What America really lacks right now is a common sense of purpose.


Why Not Get on a Bus?

After traveling middle America on a cross-country bus tour this month with the BLK SHP (black sheep), a diverse group of entrepreneurs, writers, artists, and creative misfits, I’ve never been more hopeful. Uncle Joe and Nick would be inspired and uplifted by dozens of people we met on this trip — people who have persevered through deep pain, and somehow find hope through indescribable hardship.

Barbara mandrell

This was country-singer Barbara Mandrell’s tour bus (some call it a “glitter coach”), which you can rent as we did, as you can Willie Nelson’s old tour bus

Here’s the main thing I learned: in the middle parts of America — from Detroit to Kansas City to New Orleans to Omaha — people talk about place before self. In Silicon Valley, it’s usually just the opposite. That’s the opportunity.

The issue isn’t that the people in Silicon Valley aren’t good people. It’s that when we’re inside the bubble, we literally just don’t understand what’s happening outside the bubble.

A Big (Simple) Idea

At that San Francisco dinner, the question was asked: with so many people in America suffering today, how can we better utilize the entrepreneurial potential, networks, and technology of Silicon Valley to help reinvent America? The room went silent.

Let’s get them on buses. That’s the big idea. Let’s get America’s most prominent innovators, technology executives, and investors onto buses, and introduce them to the grassroots innovators who are reinventing America from the bottom up.

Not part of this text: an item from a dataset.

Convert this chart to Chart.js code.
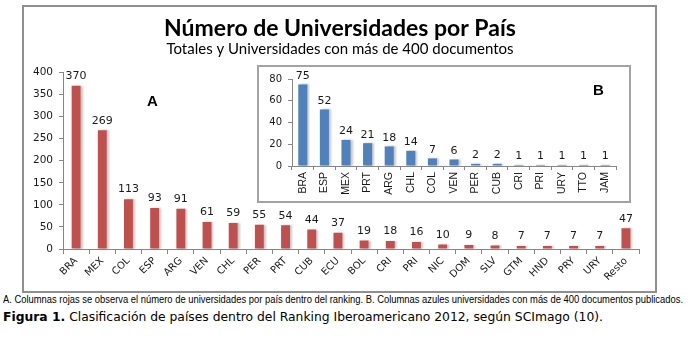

Let’s go to Detroit and meet the makers, entrepreneurs, and artists who reinventing themselves in seemingly war-torn buildings once housed auto parts makers 100 years ago.

Let’s go to Ferguson, Mo., where months after the riots young people are starting nonprofits and businesses to give people technology skills.

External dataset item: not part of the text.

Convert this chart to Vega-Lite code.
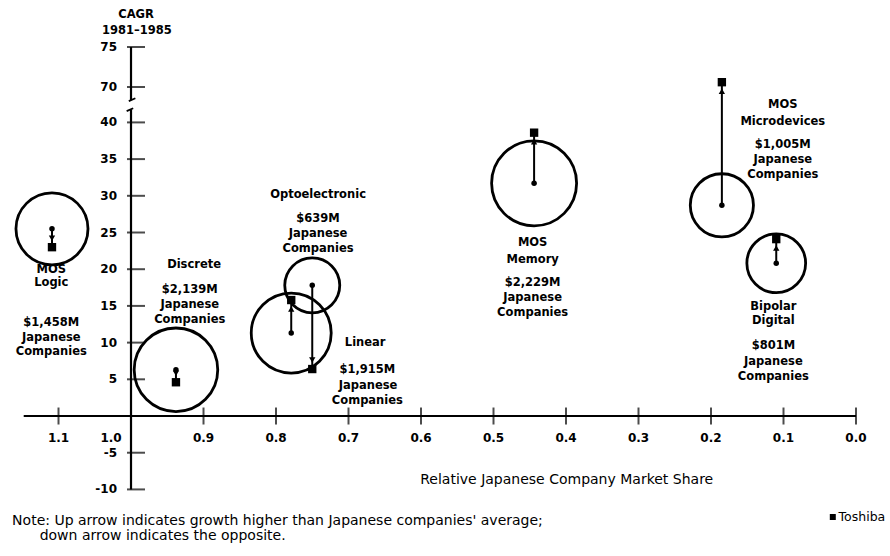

Let’s go to Louisville and see how GE has created maker spaces open to all, and how donated technologies are helping a generation of young people learn how to do 3D printing, prototyping, and design.

I hear that Steve Ballmer is trying to decide what to do with his philanthropy. Come with us on a bus!

Start by going home

Bill Campbell, the chairman of Intuit, is one of the most respected executives in Silicon Valley. He was one of Steve Jobs’ closest confidants and has been a primary mentor to Google founders Larry Page and Sergei Brin. Every year or two, he organizes a road trip with his friends to go to his hometown of Homestead, Pennsylvania, near Pittsburgh. It’s an old steel town. Campbell gave $20 million worth of technology and facilities upgrades — including 1,500 computers — to support education and skills for this century.

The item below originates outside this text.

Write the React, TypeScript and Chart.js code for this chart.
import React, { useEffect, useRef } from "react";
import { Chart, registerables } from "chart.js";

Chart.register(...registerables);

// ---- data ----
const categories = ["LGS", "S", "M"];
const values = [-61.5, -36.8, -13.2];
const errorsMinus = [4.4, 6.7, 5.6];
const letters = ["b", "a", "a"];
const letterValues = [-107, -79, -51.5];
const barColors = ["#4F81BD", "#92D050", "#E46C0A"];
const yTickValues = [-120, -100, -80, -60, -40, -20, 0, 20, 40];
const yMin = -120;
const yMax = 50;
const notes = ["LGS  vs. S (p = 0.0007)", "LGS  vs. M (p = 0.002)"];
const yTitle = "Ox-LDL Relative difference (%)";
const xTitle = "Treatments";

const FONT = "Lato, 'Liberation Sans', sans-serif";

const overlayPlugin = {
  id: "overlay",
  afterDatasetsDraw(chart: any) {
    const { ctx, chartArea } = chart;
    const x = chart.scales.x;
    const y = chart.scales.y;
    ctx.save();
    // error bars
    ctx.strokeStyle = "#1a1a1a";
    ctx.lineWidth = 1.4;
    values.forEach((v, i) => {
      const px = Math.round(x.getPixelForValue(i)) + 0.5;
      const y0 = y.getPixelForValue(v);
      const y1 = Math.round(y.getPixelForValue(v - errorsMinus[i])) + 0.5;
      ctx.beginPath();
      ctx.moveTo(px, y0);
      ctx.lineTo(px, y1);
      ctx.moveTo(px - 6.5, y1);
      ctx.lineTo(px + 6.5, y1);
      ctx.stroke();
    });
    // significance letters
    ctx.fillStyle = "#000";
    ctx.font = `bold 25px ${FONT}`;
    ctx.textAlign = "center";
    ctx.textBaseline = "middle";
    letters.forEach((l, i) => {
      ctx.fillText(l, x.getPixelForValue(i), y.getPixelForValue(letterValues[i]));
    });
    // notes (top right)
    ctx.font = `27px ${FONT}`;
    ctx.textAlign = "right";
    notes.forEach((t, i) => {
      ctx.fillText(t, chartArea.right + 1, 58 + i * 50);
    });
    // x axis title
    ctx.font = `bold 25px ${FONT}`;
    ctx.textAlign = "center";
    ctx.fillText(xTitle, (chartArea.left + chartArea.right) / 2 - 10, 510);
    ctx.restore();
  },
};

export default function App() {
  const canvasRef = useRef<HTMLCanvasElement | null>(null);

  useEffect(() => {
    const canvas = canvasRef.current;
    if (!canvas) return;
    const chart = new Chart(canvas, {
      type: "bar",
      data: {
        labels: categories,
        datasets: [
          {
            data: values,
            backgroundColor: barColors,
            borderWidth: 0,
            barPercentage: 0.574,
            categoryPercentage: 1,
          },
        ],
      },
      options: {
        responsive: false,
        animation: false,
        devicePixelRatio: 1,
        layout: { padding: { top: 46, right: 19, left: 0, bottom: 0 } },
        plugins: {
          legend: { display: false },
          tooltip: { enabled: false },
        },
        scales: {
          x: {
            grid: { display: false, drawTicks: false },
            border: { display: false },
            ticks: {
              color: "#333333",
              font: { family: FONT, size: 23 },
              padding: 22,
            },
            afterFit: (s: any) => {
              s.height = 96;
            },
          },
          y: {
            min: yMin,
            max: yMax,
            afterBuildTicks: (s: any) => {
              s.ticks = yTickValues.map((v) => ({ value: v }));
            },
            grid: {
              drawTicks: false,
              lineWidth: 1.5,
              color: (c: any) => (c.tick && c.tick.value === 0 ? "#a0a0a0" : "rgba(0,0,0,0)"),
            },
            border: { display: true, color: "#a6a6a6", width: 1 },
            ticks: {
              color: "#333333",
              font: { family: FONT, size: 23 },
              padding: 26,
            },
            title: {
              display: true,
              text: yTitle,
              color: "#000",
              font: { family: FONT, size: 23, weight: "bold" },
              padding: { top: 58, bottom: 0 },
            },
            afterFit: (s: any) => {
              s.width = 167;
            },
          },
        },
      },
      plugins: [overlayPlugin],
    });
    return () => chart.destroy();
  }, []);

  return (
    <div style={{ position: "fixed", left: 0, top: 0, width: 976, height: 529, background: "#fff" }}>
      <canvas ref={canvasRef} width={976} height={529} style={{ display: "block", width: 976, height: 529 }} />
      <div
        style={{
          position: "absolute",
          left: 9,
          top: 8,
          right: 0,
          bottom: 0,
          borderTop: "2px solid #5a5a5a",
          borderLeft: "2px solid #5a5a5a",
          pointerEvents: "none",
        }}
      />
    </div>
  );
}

We can all follow Campbell’s example to lend a hand to our hometowns and beyond — to be a part of the solutions, rather than the problem. A little bit can go a really long way.

As significant and grave as the challenges facing America are, the work of coming together to reinvent and renew from the bottom up need not be a chore. When you spend time around people and places that have hit rock bottom, and yet instead of giving up hope find ways to come together, you can’t help but be inspired by their resilience, grit, and humanity. And, it’s a hell of a lot of fun to ride on an old rocker’s tour bus!

It might just be the most meaningful and uplifting experience of your life.